Work required.
Starting with the first line of the data that follows, transcribe every line verbatim until the line containing "const yTicks = [20, 0, -20, -40, -60, -80, -100, -120];" has been transcribed.

**** Data provided

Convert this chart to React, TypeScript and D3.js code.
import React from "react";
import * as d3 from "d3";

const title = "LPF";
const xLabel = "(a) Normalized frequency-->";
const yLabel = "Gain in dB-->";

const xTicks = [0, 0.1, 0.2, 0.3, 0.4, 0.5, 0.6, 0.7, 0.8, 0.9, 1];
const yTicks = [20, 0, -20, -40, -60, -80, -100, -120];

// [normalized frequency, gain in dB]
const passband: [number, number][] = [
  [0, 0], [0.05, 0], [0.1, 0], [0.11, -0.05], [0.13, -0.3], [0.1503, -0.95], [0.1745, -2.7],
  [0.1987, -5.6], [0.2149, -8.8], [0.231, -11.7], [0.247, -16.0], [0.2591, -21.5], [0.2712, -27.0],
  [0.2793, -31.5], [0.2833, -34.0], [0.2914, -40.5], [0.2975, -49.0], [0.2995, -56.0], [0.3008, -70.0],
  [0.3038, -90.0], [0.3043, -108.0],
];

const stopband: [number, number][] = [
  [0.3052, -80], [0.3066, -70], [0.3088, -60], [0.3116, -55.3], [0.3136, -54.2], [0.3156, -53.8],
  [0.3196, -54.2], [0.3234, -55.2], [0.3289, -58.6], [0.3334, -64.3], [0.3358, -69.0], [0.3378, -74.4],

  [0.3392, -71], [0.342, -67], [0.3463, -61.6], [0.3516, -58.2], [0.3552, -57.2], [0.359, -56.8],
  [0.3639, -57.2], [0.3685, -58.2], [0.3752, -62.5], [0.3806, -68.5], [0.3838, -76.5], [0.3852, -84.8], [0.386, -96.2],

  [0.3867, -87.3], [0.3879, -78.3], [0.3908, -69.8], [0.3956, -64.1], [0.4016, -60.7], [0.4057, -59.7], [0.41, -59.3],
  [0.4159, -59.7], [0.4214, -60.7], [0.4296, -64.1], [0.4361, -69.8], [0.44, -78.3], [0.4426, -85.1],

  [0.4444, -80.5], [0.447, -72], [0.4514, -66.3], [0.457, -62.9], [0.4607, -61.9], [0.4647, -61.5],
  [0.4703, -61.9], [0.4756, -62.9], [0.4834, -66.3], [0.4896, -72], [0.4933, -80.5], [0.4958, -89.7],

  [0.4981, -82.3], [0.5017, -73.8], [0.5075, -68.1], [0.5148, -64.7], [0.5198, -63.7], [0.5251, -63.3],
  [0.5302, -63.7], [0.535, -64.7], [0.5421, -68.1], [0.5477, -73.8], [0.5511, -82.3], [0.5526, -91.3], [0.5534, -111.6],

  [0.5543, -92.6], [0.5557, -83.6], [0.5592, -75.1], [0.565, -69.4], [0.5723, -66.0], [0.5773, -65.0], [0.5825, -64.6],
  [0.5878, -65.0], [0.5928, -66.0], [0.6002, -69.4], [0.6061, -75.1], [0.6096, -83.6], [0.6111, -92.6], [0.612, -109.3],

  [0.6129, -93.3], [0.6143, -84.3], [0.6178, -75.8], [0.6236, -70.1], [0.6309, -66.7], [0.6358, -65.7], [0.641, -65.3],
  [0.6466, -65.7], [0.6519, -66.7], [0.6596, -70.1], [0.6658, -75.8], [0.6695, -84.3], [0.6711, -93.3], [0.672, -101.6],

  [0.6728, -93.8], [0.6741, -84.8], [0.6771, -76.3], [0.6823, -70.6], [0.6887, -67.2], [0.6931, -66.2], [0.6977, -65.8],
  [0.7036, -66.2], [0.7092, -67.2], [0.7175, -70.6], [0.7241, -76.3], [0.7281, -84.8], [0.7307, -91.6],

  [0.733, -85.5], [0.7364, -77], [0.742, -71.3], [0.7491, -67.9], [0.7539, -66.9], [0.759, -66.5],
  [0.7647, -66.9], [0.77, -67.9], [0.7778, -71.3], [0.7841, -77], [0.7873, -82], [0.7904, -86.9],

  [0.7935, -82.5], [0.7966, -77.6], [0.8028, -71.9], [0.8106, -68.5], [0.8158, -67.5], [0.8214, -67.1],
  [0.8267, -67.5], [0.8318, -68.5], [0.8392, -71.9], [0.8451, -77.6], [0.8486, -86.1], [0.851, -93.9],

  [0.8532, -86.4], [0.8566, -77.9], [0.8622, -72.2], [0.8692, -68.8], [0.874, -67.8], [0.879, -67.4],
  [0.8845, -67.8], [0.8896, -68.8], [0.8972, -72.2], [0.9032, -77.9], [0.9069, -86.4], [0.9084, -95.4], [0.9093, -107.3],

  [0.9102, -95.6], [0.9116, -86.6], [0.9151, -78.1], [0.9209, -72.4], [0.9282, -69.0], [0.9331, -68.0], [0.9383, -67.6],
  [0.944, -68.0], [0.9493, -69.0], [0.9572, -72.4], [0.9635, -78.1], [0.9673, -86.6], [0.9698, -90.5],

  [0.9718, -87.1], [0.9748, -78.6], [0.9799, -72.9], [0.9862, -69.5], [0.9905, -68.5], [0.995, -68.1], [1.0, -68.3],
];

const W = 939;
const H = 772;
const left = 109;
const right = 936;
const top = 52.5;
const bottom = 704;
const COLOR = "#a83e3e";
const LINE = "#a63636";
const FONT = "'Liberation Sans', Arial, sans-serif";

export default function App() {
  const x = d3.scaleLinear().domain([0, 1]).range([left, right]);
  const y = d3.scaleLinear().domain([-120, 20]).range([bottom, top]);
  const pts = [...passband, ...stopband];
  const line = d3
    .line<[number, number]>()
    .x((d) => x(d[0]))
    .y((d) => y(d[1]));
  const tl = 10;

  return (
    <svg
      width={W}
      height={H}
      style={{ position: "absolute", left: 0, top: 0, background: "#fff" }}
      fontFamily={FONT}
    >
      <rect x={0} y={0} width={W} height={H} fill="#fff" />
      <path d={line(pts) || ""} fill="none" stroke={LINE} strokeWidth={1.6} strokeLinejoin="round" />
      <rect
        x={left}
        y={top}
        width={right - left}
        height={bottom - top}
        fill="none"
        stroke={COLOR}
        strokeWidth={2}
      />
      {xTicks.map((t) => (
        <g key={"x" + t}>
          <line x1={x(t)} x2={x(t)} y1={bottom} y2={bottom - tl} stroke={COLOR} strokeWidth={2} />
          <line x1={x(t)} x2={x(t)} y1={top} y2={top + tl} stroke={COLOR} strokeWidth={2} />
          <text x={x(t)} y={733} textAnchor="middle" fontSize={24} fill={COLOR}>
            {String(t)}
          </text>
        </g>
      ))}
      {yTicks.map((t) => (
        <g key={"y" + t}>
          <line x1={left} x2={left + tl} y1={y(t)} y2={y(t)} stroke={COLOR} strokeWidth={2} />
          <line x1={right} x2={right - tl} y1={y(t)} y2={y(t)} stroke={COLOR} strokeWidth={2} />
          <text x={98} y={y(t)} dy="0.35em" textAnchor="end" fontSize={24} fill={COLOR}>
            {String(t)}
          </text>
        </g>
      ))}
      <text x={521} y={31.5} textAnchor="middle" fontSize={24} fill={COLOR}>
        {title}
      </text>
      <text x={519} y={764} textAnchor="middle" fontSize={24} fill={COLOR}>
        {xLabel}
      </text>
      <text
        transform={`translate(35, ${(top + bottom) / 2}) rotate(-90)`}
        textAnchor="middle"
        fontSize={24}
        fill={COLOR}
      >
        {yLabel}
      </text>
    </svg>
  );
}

********

Result for this exercise.
Convert this chart to React, TypeScript and D3.js code.
import React from "react";
import * as d3 from "d3";

const title = "LPF";
const xLabel = "(a) Normalized frequency-->";
const yLabel = "Gain in dB-->";

const xTicks = [0, 0.1, 0.2, 0.3, 0.4, 0.5, 0.6, 0.7, 0.8, 0.9, 1];
const yTicks = [20, 0, -20, -40, -60, -80, -100, -120];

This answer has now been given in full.